Exercise directions:
Return only the lines from the top of the data down to the one that holds "from matplotlib.ticker import FuncFormatter", both included, without any pictures.

## START

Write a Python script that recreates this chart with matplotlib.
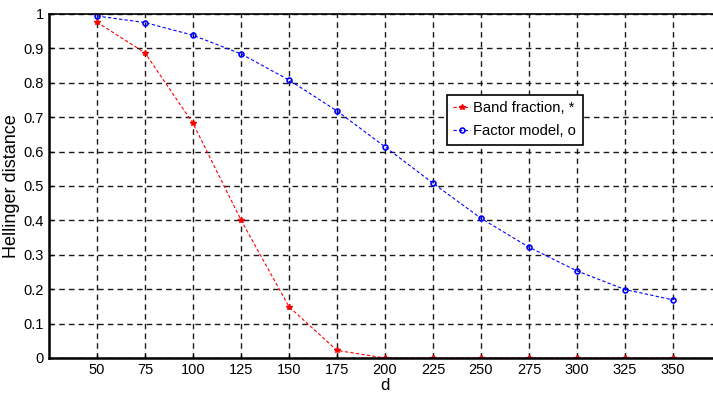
import matplotlib
matplotlib.use("Agg")
import matplotlib.pyplot as plt
from matplotlib.ticker import FuncFormatter

d = [50, 75, 100, 125, 150, 175, 200, 225, 250, 275, 300, 325, 350]
band_fraction = [0.976, 0.887, 0.682, 0.401, 0.149, 0.022, 0.0, 0.0, 0.0, 0.0, 0.0, 0.0, 0.0]
factor_model = [0.994, 0.975, 0.938, 0.884, 0.808, 0.718, 0.614, 0.508, 0.406, 0.322, 0.253, 0.199, 0.169]

plt.rcParams['font.family'] = ['Liberation Sans', 'DejaVu Sans']

fig = plt.figure(figsize=(7.13, 3.95), dpi=100)
# axes run slightly past the right edge of the figure
ax = fig.add_axes([0.0687, 0.0937, 0.9425, 0.871])

ax.plot(d, band_fraction, color='red', linestyle='--', linewidth=0.8,
        marker='*', markersize=4, label='Band fraction, *', dashes=(3, 2))
ax.plot(d, factor_model, color='blue', linestyle='--', linewidth=0.8,
        marker='o', markersize=3.5, markerfacecolor='none', markeredgewidth=1.2,
        label='Factor model, o', dashes=(3, 2))

ax.set_xlim(25, 375)
ax.set_ylim(0, 1)
ax.set_xticks(d)
ax.set_yticks([i / 10 for i in range(11)])
ax.yaxis.set_major_formatter(FuncFormatter(lambda v, p: '%g' % round(v, 1)))
ax.tick_params(direction='in', length=3, labelsize=10.5, width=1)
ax.grid(True, color='black', linestyle=(0, (4, 3)), linewidth=1.0, alpha=0.9)
ax.set_axisbelow(True)

for s in ['left', 'bottom']:
    ax.spines[s].set_linewidth(1.8)
ax.spines['top'].set_linewidth(1.2)

ax.set_xlabel('d', fontsize=12, labelpad=1)
ax.set_ylabel('Hellinger distance', fontsize=13, labelpad=3)

leg = ax.legend(loc='upper left', bbox_to_anchor=(0.592, 0.765), fontsize=10.6,
                frameon=True, fancybox=False, framealpha=1, edgecolor='black',
                handlelength=1.1, handletextpad=0.25, borderpad=0.45,
                labelspacing=0.6, borderaxespad=0)
leg.get_frame().set_linewidth(1.2)

fig.savefig('out.png', dpi=100)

## END

Response to the exercise:
Write a Python script that recreates this chart with matplotlib.
import matplotlib
matplotlib.use("Agg")
import matplotlib.pyplot as plt
from matplotlib.ticker import FuncFormatter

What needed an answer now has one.